Orlando Potter set out to make a fireproof building. It became “one of New York’s most significant surviving tall office buildings of the period prior to the full development of the skyscraper,” according to the Landmarks Preservation Commission. “Its brickwork is among the handsomest in New York City.”

The 1886 Potter Building replaced the ill-fated headquarters of the New York World, which had the distinction of burning up in the shortest time on record. Potter, the building’s owner, set out to make the replacement fireproof.

Iron framing and terra cotta fireproofing were key elements in the plan designed by architect Norris G. Starkweather. The structure represents an early phase of metal framing: Iron columns and joists supported the floors and interior of the building; the exterior walls supported themselves. (To bear the weight, those brick walls are 40 inches thick at the base and 20 inches thick at the top.) Terra cotta tiles surround the iron columns and joists, to protect them from the heat of a fire.

Abundant brownstone-colored terra cotta also decorated the red brick exterior. Starkweather combined four different architectural styles in the 11-story building (which was more than double the height of the previous structure). He emphasized vertical lines – counter to then-current practice. One critic condemned the resulting architecture as “coarse, pretentious, overloaded and intensely vulgar” and in its verticality, “spindling.” Starkweather died before the building was finished.

Potter liked the terra cotta so much, he founded New York Architectural Terra Cotta Co. and became one of the country’s largest producers.
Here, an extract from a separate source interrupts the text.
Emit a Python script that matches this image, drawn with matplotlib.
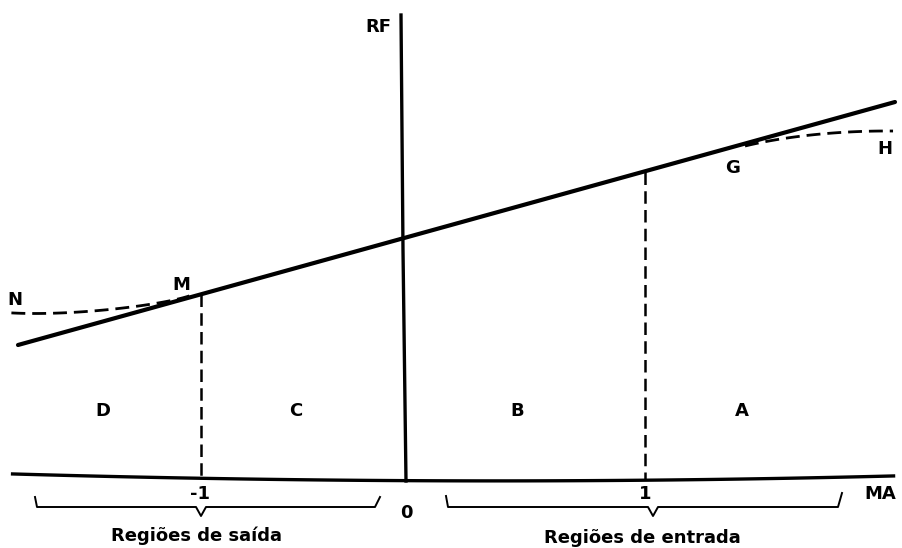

Fast forward to 1973: After eight sales and 87 years, the Potter Building wound up in the hands of Pace College. The school planned to demolish this (and neighboring buildings) to build a large office tower. That project fizzled, and Pace sold the Potter Building in 1979 to 38 Park Row Associates – which converted the building to co-op loft apartments.

Remarkably, the new owners preserved and restored the exterior at great expense – 17 years before the building was designated a NYC landmark.